Objective: Reproduce the listing below exactly, beginning with its first line and ending with the line that holds "XAxis, YAxis, CartesianGrid"; pictures are not part of the copy.

Supplied data:

———

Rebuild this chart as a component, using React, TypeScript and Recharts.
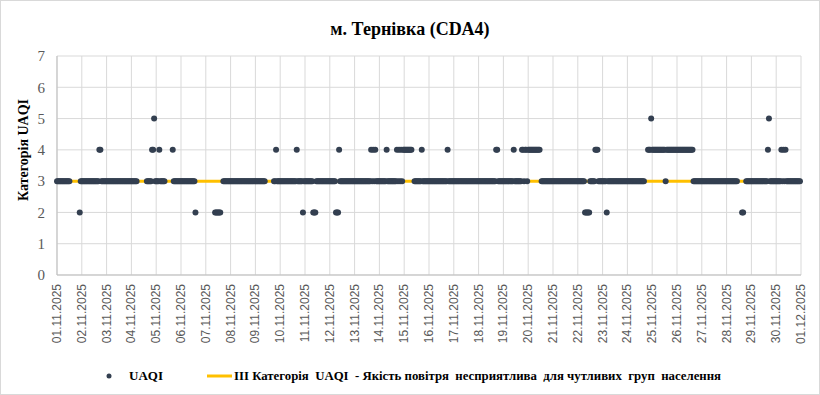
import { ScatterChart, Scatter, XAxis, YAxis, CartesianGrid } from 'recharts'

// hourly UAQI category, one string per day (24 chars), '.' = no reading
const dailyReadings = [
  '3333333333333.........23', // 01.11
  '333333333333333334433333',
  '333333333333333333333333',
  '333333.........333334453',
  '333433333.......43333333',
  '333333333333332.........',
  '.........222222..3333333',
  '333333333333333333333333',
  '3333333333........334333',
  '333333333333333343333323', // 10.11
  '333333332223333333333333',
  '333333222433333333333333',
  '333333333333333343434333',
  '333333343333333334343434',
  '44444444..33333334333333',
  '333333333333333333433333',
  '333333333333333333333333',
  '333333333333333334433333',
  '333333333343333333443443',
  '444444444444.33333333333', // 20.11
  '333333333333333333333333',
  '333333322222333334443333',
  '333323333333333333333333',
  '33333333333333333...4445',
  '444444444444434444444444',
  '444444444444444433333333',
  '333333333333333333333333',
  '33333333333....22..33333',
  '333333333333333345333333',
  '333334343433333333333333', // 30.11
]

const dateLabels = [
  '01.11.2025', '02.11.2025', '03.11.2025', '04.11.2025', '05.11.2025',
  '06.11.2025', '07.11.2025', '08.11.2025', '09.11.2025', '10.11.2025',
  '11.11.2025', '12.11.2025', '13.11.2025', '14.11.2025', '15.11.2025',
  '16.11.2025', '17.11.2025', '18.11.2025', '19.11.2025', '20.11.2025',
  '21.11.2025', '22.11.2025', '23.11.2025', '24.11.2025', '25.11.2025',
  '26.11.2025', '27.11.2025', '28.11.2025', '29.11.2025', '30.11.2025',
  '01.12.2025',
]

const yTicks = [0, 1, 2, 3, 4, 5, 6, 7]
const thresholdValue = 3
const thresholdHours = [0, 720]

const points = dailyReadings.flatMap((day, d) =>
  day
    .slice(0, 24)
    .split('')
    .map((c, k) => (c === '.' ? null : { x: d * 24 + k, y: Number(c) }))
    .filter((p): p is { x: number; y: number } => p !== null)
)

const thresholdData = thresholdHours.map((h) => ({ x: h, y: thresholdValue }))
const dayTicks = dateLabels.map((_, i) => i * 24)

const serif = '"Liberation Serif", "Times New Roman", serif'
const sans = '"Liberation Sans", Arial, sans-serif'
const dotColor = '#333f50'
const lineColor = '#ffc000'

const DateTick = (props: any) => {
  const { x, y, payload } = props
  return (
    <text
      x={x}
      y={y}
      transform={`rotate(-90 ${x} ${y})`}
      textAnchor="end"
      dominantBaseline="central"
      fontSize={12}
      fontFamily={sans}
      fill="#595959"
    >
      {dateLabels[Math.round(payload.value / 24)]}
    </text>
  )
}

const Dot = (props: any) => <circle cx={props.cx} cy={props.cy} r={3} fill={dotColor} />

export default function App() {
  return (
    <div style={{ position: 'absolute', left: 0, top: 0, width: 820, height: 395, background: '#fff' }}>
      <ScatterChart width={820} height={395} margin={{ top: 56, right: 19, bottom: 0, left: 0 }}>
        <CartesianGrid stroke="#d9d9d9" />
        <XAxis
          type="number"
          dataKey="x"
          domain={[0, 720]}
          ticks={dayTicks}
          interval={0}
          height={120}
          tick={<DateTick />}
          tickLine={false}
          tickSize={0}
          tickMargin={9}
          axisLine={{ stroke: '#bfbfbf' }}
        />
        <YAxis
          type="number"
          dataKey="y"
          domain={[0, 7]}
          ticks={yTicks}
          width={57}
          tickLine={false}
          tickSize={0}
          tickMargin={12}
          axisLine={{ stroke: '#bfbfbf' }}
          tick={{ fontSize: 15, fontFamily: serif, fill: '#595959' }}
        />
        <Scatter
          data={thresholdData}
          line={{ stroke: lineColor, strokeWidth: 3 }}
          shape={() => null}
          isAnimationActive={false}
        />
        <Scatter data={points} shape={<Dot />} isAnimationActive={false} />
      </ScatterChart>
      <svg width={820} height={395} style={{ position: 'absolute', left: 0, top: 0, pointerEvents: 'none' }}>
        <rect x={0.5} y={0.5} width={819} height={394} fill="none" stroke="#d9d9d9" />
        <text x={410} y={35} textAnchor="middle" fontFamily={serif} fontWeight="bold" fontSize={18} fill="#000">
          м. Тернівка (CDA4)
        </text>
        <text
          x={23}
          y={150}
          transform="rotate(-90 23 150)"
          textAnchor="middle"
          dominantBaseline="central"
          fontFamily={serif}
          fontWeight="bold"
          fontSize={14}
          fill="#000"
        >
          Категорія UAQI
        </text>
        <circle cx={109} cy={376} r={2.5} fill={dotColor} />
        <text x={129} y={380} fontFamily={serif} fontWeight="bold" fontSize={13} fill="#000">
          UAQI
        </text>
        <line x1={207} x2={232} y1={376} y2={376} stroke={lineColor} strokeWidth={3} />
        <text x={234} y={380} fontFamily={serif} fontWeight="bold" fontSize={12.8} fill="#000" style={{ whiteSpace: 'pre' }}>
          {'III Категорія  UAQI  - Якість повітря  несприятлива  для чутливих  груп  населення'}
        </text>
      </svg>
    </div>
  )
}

———

Correct answer:
Rebuild this chart as a component, using React, TypeScript and Recharts.
import { ScatterChart, Scatter, XAxis, YAxis, CartesianGrid } from 'recharts'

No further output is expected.